**Short exercise:** Extract only the first line of the listing and every line after it up to and including the one with "from bokeh.core.properties import value". Omit the pictures.

**Data:**

++++

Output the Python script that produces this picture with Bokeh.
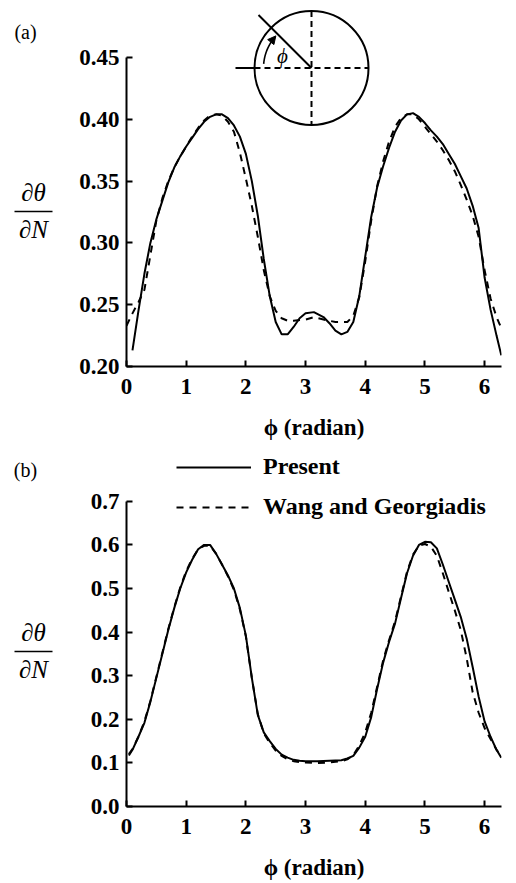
import numpy as np
from bokeh.plotting import figure
from bokeh.models import Range1d, FixedTicker, Label, Arrow, NormalHead, Legend, LegendItem
from bokeh.layouts import column, row
from bokeh.embed import file_html
from bokeh.resources import INLINE
from bokeh.core.properties import value

# ---------------- data ----------------
phi_present_a = [0.10, 0.20, 0.30, 0.40, 0.50, 0.60, 0.70, 0.80, 0.90, 1.00, 1.10, 1.20, 1.30, 1.40,
                 1.50, 1.60, 1.70, 1.80, 1.90, 2.00, 2.10, 2.20, 2.30, 2.40, 2.50, 2.60, 2.70, 2.80,
                 2.90, 3.00, 3.14, 3.30, 3.40, 3.50, 3.60, 3.70, 3.80, 3.90, 4.00, 4.10, 4.20, 4.30,
                 4.40, 4.50, 4.60, 4.70, 4.80, 4.90, 5.00, 5.10, 5.20, 5.30, 5.40, 5.50, 5.60, 5.70,
                 5.80, 5.90, 6.00, 6.10, 6.20, 6.28]
present_a = [0.213, 0.245, 0.275, 0.300, 0.319, 0.334, 0.349, 0.361, 0.370, 0.378, 0.385, 0.392, 0.398, 0.402,
             0.404, 0.404, 0.401, 0.395, 0.386, 0.372, 0.350, 0.322, 0.287, 0.257, 0.236, 0.226, 0.226, 0.232,
             0.239, 0.243, 0.244, 0.240, 0.235, 0.229, 0.226, 0.228, 0.236, 0.257, 0.289, 0.321, 0.345, 0.362,
             0.377, 0.390, 0.399, 0.404, 0.405, 0.402, 0.397, 0.391, 0.386, 0.380, 0.372, 0.364, 0.354, 0.344,
             0.330, 0.312, 0.272, 0.246, 0.225, 0.209]

phi_wang_a = [0.00, 0.10, 0.20, 0.30, 0.40, 0.50, 0.60, 0.70, 0.80, 0.90, 1.00, 1.10, 1.20, 1.30, 1.40,
              1.50, 1.60, 1.70, 1.80, 1.90, 2.00, 2.10, 2.20, 2.30, 2.40, 2.50, 2.60, 2.70, 2.80, 3.00,
              3.14, 3.30, 3.50, 3.70, 3.80, 3.90, 4.00, 4.10, 4.20, 4.30, 4.40, 4.50, 4.60, 4.70, 4.80,
              4.90, 5.00, 5.10, 5.20, 5.30, 5.40, 5.50, 5.60, 5.70, 5.80, 5.90, 6.00, 6.10, 6.20, 6.28]
wang_a = [0.233, 0.243, 0.252, 0.262, 0.290, 0.318, 0.336, 0.350, 0.361, 0.370, 0.378, 0.386, 0.393, 0.399, 0.403,
          0.404, 0.403, 0.398, 0.390, 0.373, 0.352, 0.330, 0.305, 0.278, 0.257, 0.245, 0.239, 0.237, 0.237, 0.238,
          0.240, 0.238, 0.236, 0.236, 0.241, 0.256, 0.285, 0.318, 0.346, 0.366, 0.382, 0.394, 0.401, 0.404, 0.404,
          0.400, 0.394, 0.388, 0.382, 0.375, 0.367, 0.358, 0.347, 0.335, 0.322, 0.305, 0.278, 0.255, 0.240, 0.231]

phi_b = [0.04, 0.10, 0.20, 0.30, 0.40, 0.50, 0.60, 0.70, 0.80, 0.90, 1.00, 1.10, 1.20, 1.30, 1.40,
         1.50, 1.60, 1.70, 1.80, 1.90, 2.00, 2.10, 2.20, 2.30, 2.40, 2.50, 2.60, 2.70, 2.80, 2.90,
         3.00, 3.20, 3.40, 3.60, 3.70, 3.80, 3.90, 4.00, 4.10, 4.20, 4.30, 4.40, 4.50, 4.60, 4.70,
         4.80, 4.90, 5.00, 5.10, 5.20, 5.30, 5.40, 5.50, 5.60, 5.70, 5.80, 5.90, 6.00, 6.10, 6.20, 6.28]
present_b = [0.117, 0.130, 0.160, 0.192, 0.240, 0.295, 0.350, 0.405, 0.455, 0.500, 0.537, 0.566, 0.590, 0.600, 0.600,
             0.580, 0.555, 0.530, 0.500, 0.455, 0.392, 0.295, 0.210, 0.170, 0.150, 0.132, 0.119, 0.112, 0.107, 0.105,
             0.104, 0.104, 0.105, 0.106, 0.110, 0.116, 0.135, 0.160, 0.205, 0.270, 0.330, 0.378, 0.420, 0.478, 0.535,
             0.575, 0.600, 0.607, 0.606, 0.592, 0.555, 0.515, 0.475, 0.435, 0.385, 0.320, 0.252, 0.195, 0.160, 0.130, 0.112]
wang_b = [0.120, 0.132, 0.160, 0.195, 0.242, 0.297, 0.352, 0.407, 0.457, 0.502, 0.540, 0.568, 0.590, 0.598, 0.598,
          0.580, 0.555, 0.528, 0.497, 0.452, 0.390, 0.295, 0.212, 0.168, 0.146, 0.128, 0.116, 0.108, 0.104, 0.102,
          0.101, 0.100, 0.101, 0.104, 0.108, 0.118, 0.140, 0.170, 0.215, 0.275, 0.335, 0.382, 0.425, 0.482, 0.538,
          0.578, 0.598, 0.602, 0.596, 0.575, 0.535, 0.492, 0.450, 0.405, 0.340, 0.262, 0.215, 0.180, 0.155, 0.130, 0.115]

x_ticks = [0, 1, 2, 3, 4, 5, 6]
a_y_ticks = [0.20, 0.25, 0.30, 0.35, 0.40, 0.45]
a_y_labels = ["0.20", "0.25", "0.30", "0.35", "0.40", "0.45"]
b_y_ticks = [0.0, 0.1, 0.2, 0.3, 0.4, 0.5, 0.6, 0.7]
b_y_labels = ["0.0", "0.1", "0.2", "0.3", "0.4", "0.5", "0.6", "0.7"]
series_names = ["Present", "Wang and Georgiadis"]
panel_tags = ["(a)", "(b)"]
x_title = "\u03d5 (radian)"
y_title_top = "\u2202\u03b8"
y_title_bottom = "\u2202N"

# ---------------- layout (page pixels) ----------------
SERIF = "Liberation Serif"
SIDE_W = 60                     # small text-only figure on the left of each panel
MAIN_W = 450
BL = 66                         # frame left of each panel at page x = 126
FRAME_W = 375
BR = MAIN_W - BL - FRAME_W
TWO_PI = 2 * np.pi
XS = FRAME_W / TWO_PI           # px per radian
FRAME_LEFT_PAGE = SIDE_W + BL

A_H, A_TOP, A_BOT = 445, 4, 79
A_FH = A_H - A_TOP - A_BOT
A_YS = 1236.0                   # px per unit (panel a)
B_H, B_TOP, B_BOT = 437, 5, 76
B_FH = B_H - B_TOP - B_BOT
B_YS = 436.0                    # px per unit (panel b)
DASH = "7 6"


def make_fig(h, top, bot, y0, ys, fh, yticks, ylabels, ybounds):
    p = figure(width=MAIN_W, height=h, output_backend="svg", toolbar_location=None,
               x_range=Range1d(0, TWO_PI), y_range=Range1d(y0, y0 + fh / ys),
               min_border_left=BL, min_border_right=BR, min_border_top=top, min_border_bottom=bot)
    p.outline_line_color = None
    p.grid.visible = False
    for ax in (p.xaxis[0], p.yaxis[0]):
        ax.axis_line_width = 2
        ax.axis_line_color = "black"
        ax.major_tick_in = 6
        ax.major_tick_out = 0
        ax.major_tick_line_width = 2
        ax.major_tick_line_color = "black"
        ax.minor_tick_in = 0
        ax.minor_tick_out = 0
        ax.major_label_text_font = SERIF
        ax.major_label_text_font_size = "23px"
        ax.major_label_text_font_style = "bold"
        ax.major_label_text_color = "black"
    p.xaxis.ticker = FixedTicker(ticks=x_ticks)
    p.xaxis.major_label_standoff = 12
    p.xaxis.axis_label = x_title
    p.xaxis.axis_label_text_font = SERIF
    p.xaxis.axis_label_text_font_size = "23px"
    p.xaxis.axis_label_text_font_style = "bold"
    p.xaxis.axis_label_text_color = "black"
    p.xaxis.axis_label_standoff = 18
    p.yaxis.ticker = FixedTicker(ticks=yticks)
    p.yaxis.major_label_overrides = {t: l for t, l in zip(yticks, ylabels)}
    p.yaxis.major_label_standoff = 7
    p.yaxis.bounds = ybounds
    return p


def make_side(h, top, fh, tag, tag_y, frac_y):
    # text-only strip holding the panel tag and the y title fraction.
    # Its frame is aligned with the neighbouring panel's frame, so the y range
    # is expressed in the canvas pixels of that frame (top .. top + fh).
    s = figure(width=SIDE_W, height=h, output_backend="svg", toolbar_location=None,
               x_range=Range1d(0, SIDE_W), y_range=Range1d(top + fh, top),
               x_axis_location=None, y_axis_location=None,
               min_border_left=0, min_border_right=0, min_border_top=top,
               min_border_bottom=h - top - fh)
    s.outline_line_color = None
    s.grid.visible = False
    s.text(x=[25], y=[tag_y], text=[tag], text_font=value(SERIF), text_font_size="20px",
           text_align="center", text_baseline="middle", text_color="black")
    s.text(x=[33], y=[frac_y - 19], text=[y_title_top], text_font=value(SERIF), text_font_size="25px",
           text_font_style="italic", text_align="center", text_baseline="middle", text_color="black")
    s.text(x=[33], y=[frac_y + 18], text=[y_title_bottom], text_font=value(SERIF), text_font_size="25px",
           text_font_style="italic", text_align="center", text_baseline="middle", text_color="black")
    s.segment(x0=[14], y0=[frac_y], x1=[52], y1=[frac_y], line_color="black", line_width=1.5)
    return s


# ---------------- panel (a) ----------------
A_Y0 = 0.20
pa = make_fig(A_H, A_TOP, A_BOT, A_Y0, A_YS, A_FH, a_y_ticks, a_y_labels, (0.20, 0.45))
pa.line(phi_present_a, present_a, line_color="black", line_width=2)
pa.line(phi_wang_a, wang_a, line_color="black", line_width=2, line_dash=DASH)
sa = make_side(A_H, A_TOP, A_FH, panel_tags[0], 31, 211)

# inset sketch of the cylinder and the angle phi (positioned in pixels)
A_FRAME_BOTTOM_PAGE = A_TOP + A_FH
cx = (311 - FRAME_LEFT_PAGE) / XS
cy = A_Y0 + (A_FRAME_BOTTOM_PAGE - 67.5) / A_YS
R = 57.0
ox = lambda d: cx + np.asarray(d) / XS
oy = lambda d: cy + np.asarray(d) / A_YS
pa.scatter([cx], [cy], marker="circle", size=2 * R, fill_color=None, line_color="black", line_width=2)
pa.segment(x0=[cx], y0=[oy(R)], x1=[cx], y1=[oy(-R)], line_color="black", line_width=2, line_dash="6 4")
pa.segment(x0=[ox(-R)], y0=[cy], x1=[ox(R)], y1=[cy], line_color="black", line_width=2, line_dash="6 4")
pa.segment(x0=[ox(-R - 19)], y0=[cy], x1=[ox(-R)], y1=[cy], line_color="black", line_width=2)
pa.segment(x0=[cx], y0=[cy], x1=[ox(-53)], y1=[oy(53)], line_color="black", line_width=2)
ang = np.radians(np.linspace(175, 143, 20))
pa.line(ox(48 * np.cos(ang)), oy(48 * np.sin(ang)), line_color="black", line_width=1.6)
a0, a1 = np.radians(144), np.radians(138)
pa.add_layout(Arrow(end=NormalHead(size=8, fill_color="black", line_color="black", line_width=1),
                    x_start=float(ox(48 * np.cos(a0))), y_start=float(oy(48 * np.sin(a0))),
                    x_end=float(ox(48 * np.cos(a1))), y_end=float(oy(48 * np.sin(a1))),
                    line_width=1.6, line_color="black"))
pa.add_layout(Label(x=float(ox(-29)), y=float(oy(12)), text="\u03d5", text_font=SERIF,
                    text_font_size="21px", text_font_style="italic", text_align="center",
                    text_baseline="middle", text_color="black"))

# ---------------- panel (b) ----------------
B_Y0 = 0.0
pb = make_fig(B_H, B_TOP, B_BOT, B_Y0, B_YS, B_FH, b_y_ticks, b_y_labels, (0.0, 0.7))
r1 = pb.line(phi_b, present_b, line_color="black", line_width=2)
r2 = pb.line(phi_b, wang_b, line_color="black", line_width=2, line_dash=DASH)
sb = make_side(B_H, B_TOP, B_FH, panel_tags[1], 24, 206)

legend = Legend(items=[LegendItem(label=series_names[0], renderers=[r1]),
                       LegendItem(label=series_names[1], renderers=[r2])],
                location=(50, 286), orientation="vertical",
                glyph_width=75, glyph_height=26, label_height=26, spacing=13,
                label_standoff=12, padding=0, margin=0,
                border_line_color=None, background_fill_alpha=0,
                label_text_font=SERIF, label_text_font_size="24px",
                label_text_font_style="bold", label_text_color="black")
pb.add_layout(legend)

layout = column(row(sa, pa), row(sb, pb))
open("out.html", "w").write(file_html(layout, INLINE))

++++

**Exercise result:**
Output the Python script that produces this picture with Bokeh.
import numpy as np
from bokeh.plotting import figure
from bokeh.models import Range1d, FixedTicker, Label, Arrow, NormalHead, Legend, LegendItem
from bokeh.layouts import column, row
from bokeh.embed import file_html
from bokeh.resources import INLINE
from bokeh.core.properties import value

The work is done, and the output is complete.